The Frighteners has the Lucy-Frank partnership as its emotional spine, but Lucy is a partner, not a romantic obsession, and the structural payoff is not a kiss but a porch-coda about shared sight. The film inverts the Ghost formula by making the gift, not the love, the load-bearing element.
Casper (1995) — the family-friendly anchor
Brad Silberling's Casper, the live-action/CGI adaptation of the Harvey Comics character, opened thirteen months before The Frighteners. PG. $100 million domestic on a $55 million budget. The film established the late-cycle template: extensive digital ghost effects, a child-friendly protagonist, and a benign supernatural register.
Casper is the cycle entry closest to The Frighteners in technical ambition. Both films pioneered translucent digital ghost characters interacting with live-action actors. The Industrial Light & Magic work on Casper was the immediate precedent for WETA Digital's work on The Frighteners.
"Casper and The Frighteners used essentially the same technical pipeline a year apart. The difference is that Casper used it to make ghosts the audience could love and The Frighteners used it to make ghosts who terrorize a small town. Same technology, opposite emotional intent." — Joe Letteri, WIRED (2015)
The Sixth Sense (1999) — the cycle's serious resolution
M. Night Shyamalan's The Sixth Sense, three years after The Frighteners, is the cycle's structural opposite: a serious supernatural drama about a child psychologist and a boy who sees the dead, with comic register almost entirely absent. PG-13. $293 million domestic on a $40 million budget. The film proved that the genre could carry full dramatic weight when comic register was removed.
The Sixth Sense lifts several elements from The Frighteners: a protagonist who can see ghosts the living cannot see, a romantic partner who learns to see by the end, a structural pivot on a misperception that the third act reveals. Shyamalan has not directly cited Jackson and Walsh, but the structural parallels are difficult to ignore.
"The Sixth Sense is the Frighteners re-released with the comedy removed. The Cole-Crowe relationship is the Frank-Lucy relationship. The third-act reveal is the same architectural move. Shyamalan made the version the audience was ready for in 1999. Jackson made the version too early." — Bilge Ebiri, Vulture (2018)
Where The Frighteners doesn't fit
The cycle's other entries — Ghost Dad (1990), Heart and Souls (1993), Ghost in the Machine (1993), Ghostbusters II (1989), Mom and Dad Save the World (1992) — were almost all PG or PG-13, almost all played the supernatural register as benign, and almost all anchored their stakes to a single domestic relationship.
The Frighteners is R-rated, plays the supernatural register as threatening, and anchors its stakes to a forty-victim serial-killing partnership.

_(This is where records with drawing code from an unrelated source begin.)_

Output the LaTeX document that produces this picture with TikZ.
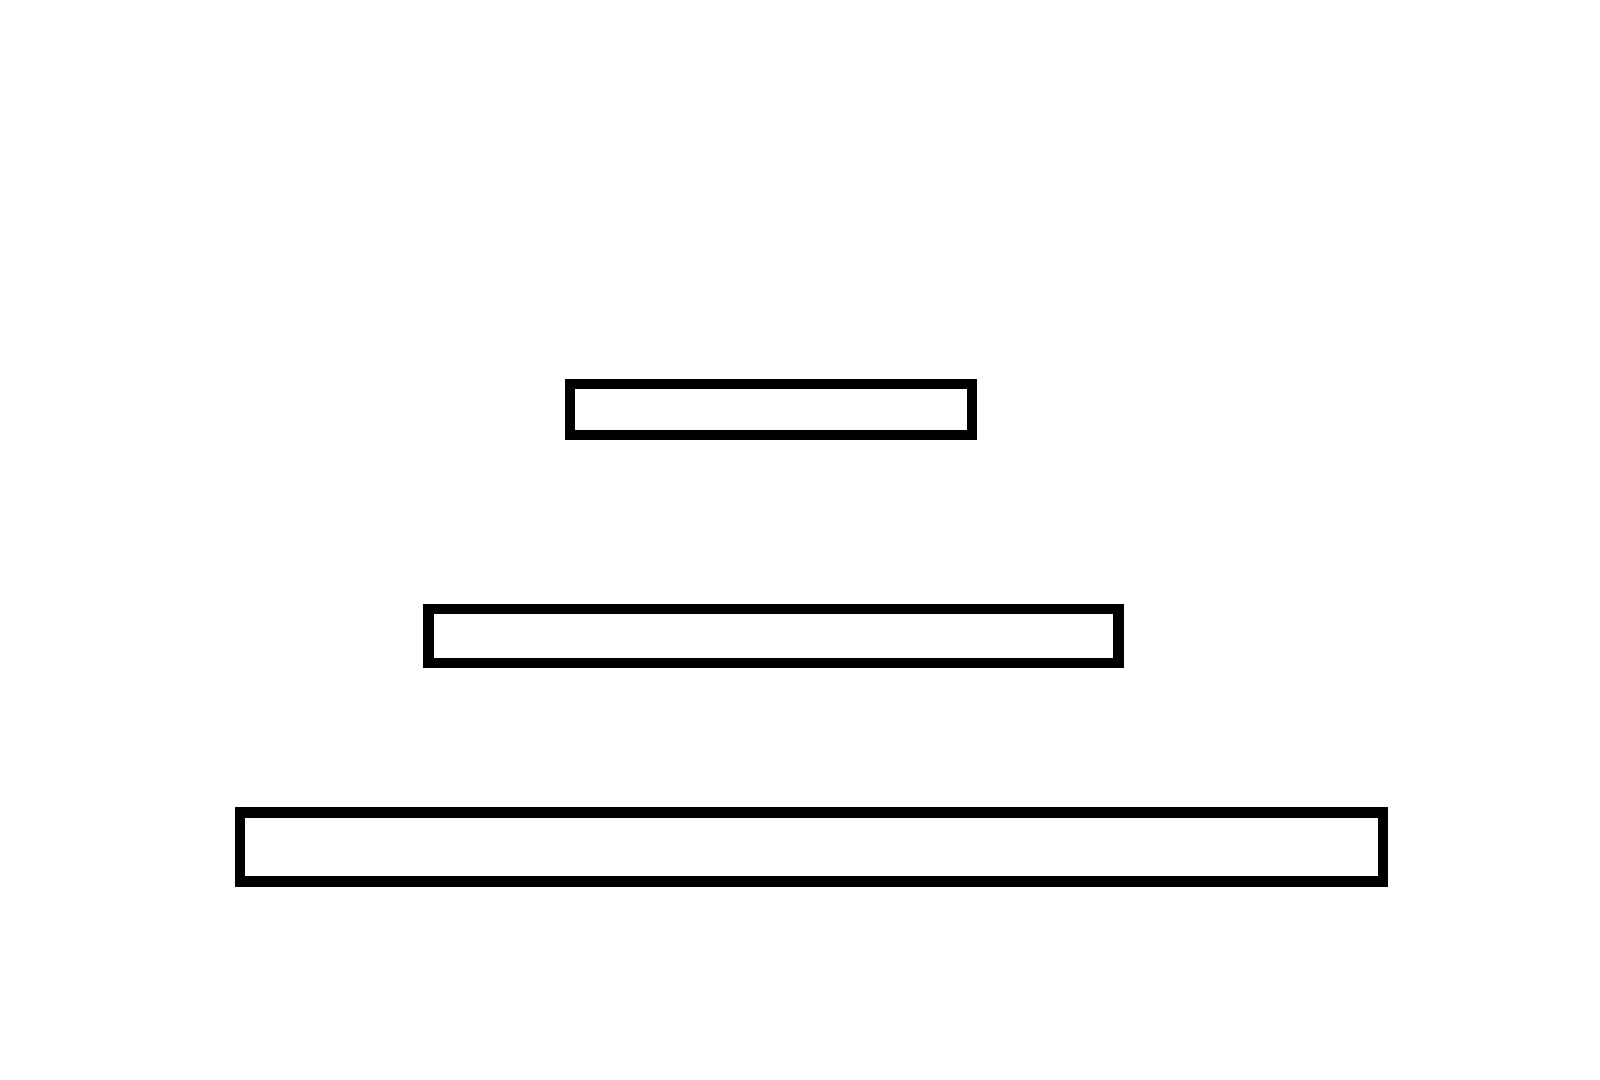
\documentclass[tikz,border=0pt]{standalone}
\begin{document}
\begin{tikzpicture}[x=1pt,y=1pt,
  bar/.style={draw=black, line width=5.25pt, fill=white, inner sep=0pt, outer sep=0pt}]
\useasboundingbox (0,0) rectangle (800,540);
\fill[white] (0,0) rectangle (800,540);
\node[bar, minimum width=201pt, minimum height=25.5pt] (top) at (385.5,335.25) {};
\node[bar, minimum width=345pt, minimum height=27pt] (mid) at (386.8,222) {};
\node[bar, minimum width=571.5pt, minimum height=34.5pt] (bot) at (405.75,116.5) {};
\end{tikzpicture}
\end{document}
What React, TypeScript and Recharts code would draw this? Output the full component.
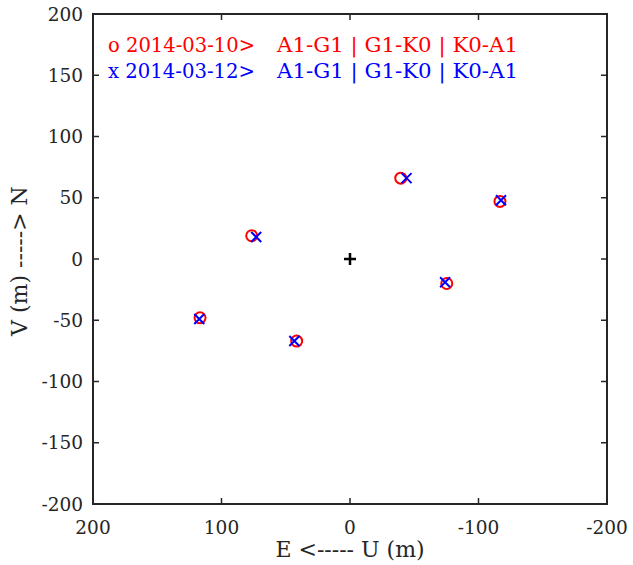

The cycle the audience knew did not include a film like that. The marketing problem this created is the subject of The Universal Marketing Disaster (The Frighteners).
"If you released The Frighteners in 2024 — same script, same cast — it would gross $80 million as an A24 horror-comedy. The audience is now used to films that switch registers. In 1996 the audience was not." — Matt Zoller Seitz, RogerEbert.com (2021 retrospective)
What came after the cycle
The cycle effectively ended with The Sixth Sense (1999) and its sequels. The genre splintered: serious supernatural drama went to television (Medium, Ghost Whisperer, Supernatural), comic ghost-films went to family animation (The Haunted Mansion, 2003), and the R-rated horror-comedy register migrated to other forms (Shaun of the Dead, 2004; What We Do in the Shadows, 2014).
The Frighteners sits in the cycle as the missing-link entry — the one that pointed forward, the one that did not find its audience until home video and streaming had built it.